BROADLEAF ROOT DIP is a safe, non-phytotoxic polymer supplied in dry, powder form. Simply add the powder to water and stir. The polymer powder absorbs the water and becomes fully hydrated into its usable, gel form in only a few minutes.
It is important to hydrate the powder to the right gel consistency, so that sufficient gel adheres to the roots to be effective but not so much as to be uneconomic.hydrated rootdip crystals
The right consistency is when the powder has absorbed as much water as it can, with little or no surplus, unabsorbed water present. This is called equilibrium.
The powder will absorb approximately 200 times its own weight of soft water and approximately 150 times its own weight of hard water.
|Soft water||Hard water|
|100 grams of powder absorbs||20 litres (approx.)||15 litres (approx.)|
|1 Kg (1000 grams) of powder absorbs||200 litres (approx.)||150 litres (approx.)|
NB: 1 litre of water weighs 1 Kg
A small experiment will determine the polymer-to-water ratio to achieve equilibrium. For example, add 1.5 litres of water to a suitable container and sprinkle 10 grams (about 2 teaspoonsful) of polymer powder into the container while agitating the water to prevent lumps from forming.
After about 3 or 4 minutes dip the bare roots of a plant into the gel. If the gel is too thick and too much adheres to the roots, add another 250ml of water, stir, wait another 3 or 4 minutes and try again, adding more water if necessary until the desired consistency is achieved.
If the gel consistency is too thin for adequate root-adherence, add more powder and mix, waiting 3 or 4 minutes before testing again.
Then use the same final test ratio, e.g. 1 Kg to 150 litres, for the full scale dipping operation. Suitable vessels for making up the gel would be a bucket for 15 - 20 litres or a water butt or tank for 150 - 200 litres.

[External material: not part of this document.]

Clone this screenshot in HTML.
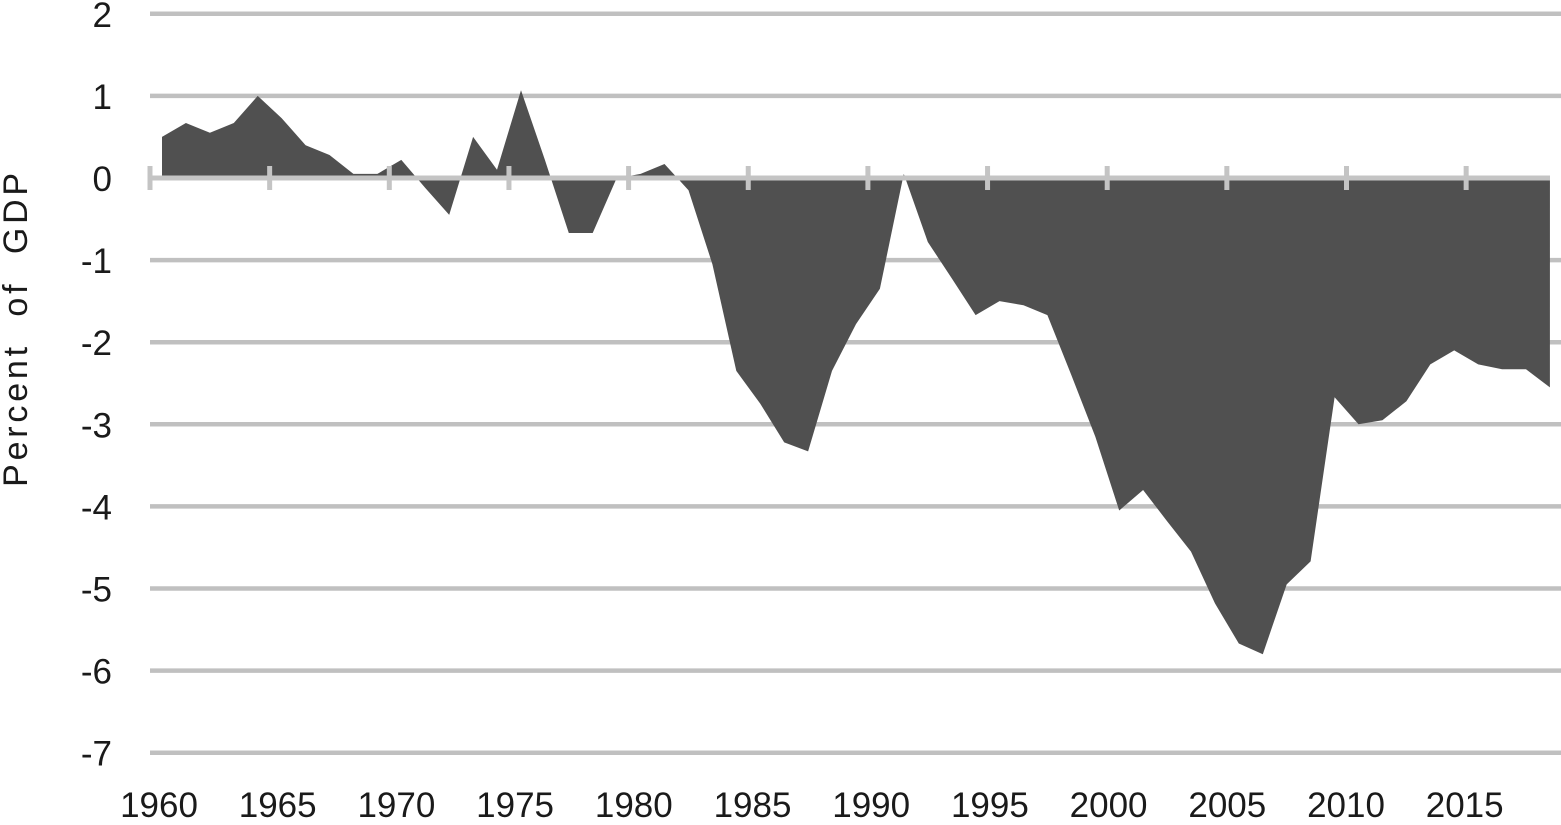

Where large numbers of stock are to be treated, this can be accomplished much more quickly by spraying the gel onto the bare roots, as follows.
Place the pre-hydrated gel into a sprayer of appropriate size, according to the quantity of stock to be treated and with a spray nozzle suitable to allow the gel to flow freely. Set out the stock with the roots readily visible, on racking or layered on the ground. Ensure that the gel is of a consistency that will permit adequate flow, coverage and penetration amongst the roots. To achieve this, it may be necessary to dilute the consistency more than would be suitable for the conventional dipping method of treatment.
After mixing a small amount of powder with water to establish a trial batch, select a tree to dip.
Dip the tree so that the roots are completely covered by the gel.
Lift the tree out and check how well covered the roots are. If the gel just slides off, you have too much water in your test batch. If the gel is too thick on the roots, you need to add some water.